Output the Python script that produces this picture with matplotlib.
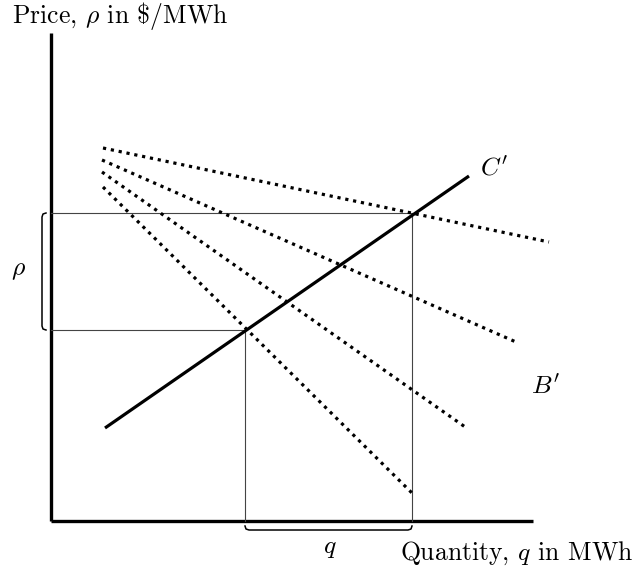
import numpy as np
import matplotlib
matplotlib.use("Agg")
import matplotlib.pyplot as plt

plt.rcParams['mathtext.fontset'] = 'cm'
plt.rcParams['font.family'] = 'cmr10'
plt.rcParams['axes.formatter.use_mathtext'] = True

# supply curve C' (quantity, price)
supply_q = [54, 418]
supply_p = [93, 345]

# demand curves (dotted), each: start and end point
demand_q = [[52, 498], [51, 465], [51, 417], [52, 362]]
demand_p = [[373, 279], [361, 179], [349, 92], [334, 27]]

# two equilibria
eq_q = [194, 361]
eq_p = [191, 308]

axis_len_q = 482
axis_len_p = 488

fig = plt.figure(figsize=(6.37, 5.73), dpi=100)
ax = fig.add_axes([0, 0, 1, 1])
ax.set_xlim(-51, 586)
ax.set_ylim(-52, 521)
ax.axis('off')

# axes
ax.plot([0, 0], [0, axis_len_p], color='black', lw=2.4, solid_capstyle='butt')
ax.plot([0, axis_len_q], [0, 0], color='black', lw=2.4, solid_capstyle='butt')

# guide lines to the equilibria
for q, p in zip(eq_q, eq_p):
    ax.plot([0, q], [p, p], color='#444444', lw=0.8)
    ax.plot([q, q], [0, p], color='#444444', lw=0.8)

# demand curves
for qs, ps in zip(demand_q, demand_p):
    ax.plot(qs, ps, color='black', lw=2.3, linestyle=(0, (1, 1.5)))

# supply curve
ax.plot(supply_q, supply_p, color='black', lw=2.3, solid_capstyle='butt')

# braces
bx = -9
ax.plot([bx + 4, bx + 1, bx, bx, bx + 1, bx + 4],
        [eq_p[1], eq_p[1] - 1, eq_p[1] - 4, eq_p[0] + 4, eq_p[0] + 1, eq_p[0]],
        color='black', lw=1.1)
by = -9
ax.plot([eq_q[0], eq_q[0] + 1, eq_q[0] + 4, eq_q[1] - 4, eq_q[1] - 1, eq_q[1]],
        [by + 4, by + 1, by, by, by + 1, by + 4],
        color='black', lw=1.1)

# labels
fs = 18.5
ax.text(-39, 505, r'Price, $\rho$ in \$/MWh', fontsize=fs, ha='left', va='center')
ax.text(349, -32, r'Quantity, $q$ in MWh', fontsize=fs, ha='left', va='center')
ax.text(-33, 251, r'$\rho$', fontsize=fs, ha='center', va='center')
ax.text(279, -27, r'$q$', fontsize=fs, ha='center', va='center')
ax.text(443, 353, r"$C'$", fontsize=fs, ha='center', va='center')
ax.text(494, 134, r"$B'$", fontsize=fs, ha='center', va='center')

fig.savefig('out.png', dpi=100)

> _EXERCISE DETAILS_:
Reproduce every line precisely as given, omitting all pictures.

> _ANSWER FOR THE TASK_:
Output the Python script that produces this picture with matplotlib.
import numpy as np
import matplotlib
matplotlib.use("Agg")
import matplotlib.pyplot as plt

plt.rcParams['mathtext.fontset'] = 'cm'
plt.rcParams['font.family'] = 'cmr10'
plt.rcParams['axes.formatter.use_mathtext'] = True

# supply curve C' (quantity, price)
supply_q = [54, 418]
supply_p = [93, 345]

# demand curves (dotted), each: start and end point
demand_q = [[52, 498], [51, 465], [51, 417], [52, 362]]
demand_p = [[373, 279], [361, 179], [349, 92], [334, 27]]

# two equilibria
eq_q = [194, 361]
eq_p = [191, 308]

axis_len_q = 482
axis_len_p = 488

fig = plt.figure(figsize=(6.37, 5.73), dpi=100)
ax = fig.add_axes([0, 0, 1, 1])
ax.set_xlim(-51, 586)
ax.set_ylim(-52, 521)
ax.axis('off')

# axes
ax.plot([0, 0], [0, axis_len_p], color='black', lw=2.4, solid_capstyle='butt')
ax.plot([0, axis_len_q], [0, 0], color='black', lw=2.4, solid_capstyle='butt')

# guide lines to the equilibria
for q, p in zip(eq_q, eq_p):
    ax.plot([0, q], [p, p], color='#444444', lw=0.8)
    ax.plot([q, q], [0, p], color='#444444', lw=0.8)

# demand curves
for qs, ps in zip(demand_q, demand_p):
    ax.plot(qs, ps, color='black', lw=2.3, linestyle=(0, (1, 1.5)))

# supply curve
ax.plot(supply_q, supply_p, color='black', lw=2.3, solid_capstyle='butt')

# braces
bx = -9
ax.plot([bx + 4, bx + 1, bx, bx, bx + 1, bx + 4],
        [eq_p[1], eq_p[1] - 1, eq_p[1] - 4, eq_p[0] + 4, eq_p[0] + 1, eq_p[0]],
        color='black', lw=1.1)
by = -9
ax.plot([eq_q[0], eq_q[0] + 1, eq_q[0] + 4, eq_q[1] - 4, eq_q[1] - 1, eq_q[1]],
        [by + 4, by + 1, by, by, by + 1, by + 4],
        color='black', lw=1.1)

# labels
fs = 18.5
ax.text(-39, 505, r'Price, $\rho$ in \$/MWh', fontsize=fs, ha='left', va='center')
ax.text(349, -32, r'Quantity, $q$ in MWh', fontsize=fs, ha='left', va='center')
ax.text(-33, 251, r'$\rho$', fontsize=fs, ha='center', va='center')
ax.text(279, -27, r'$q$', fontsize=fs, ha='center', va='center')
ax.text(443, 353, r"$C'$", fontsize=fs, ha='center', va='center')
ax.text(494, 134, r"$B'$", fontsize=fs, ha='center', va='center')

fig.savefig('out.png', dpi=100)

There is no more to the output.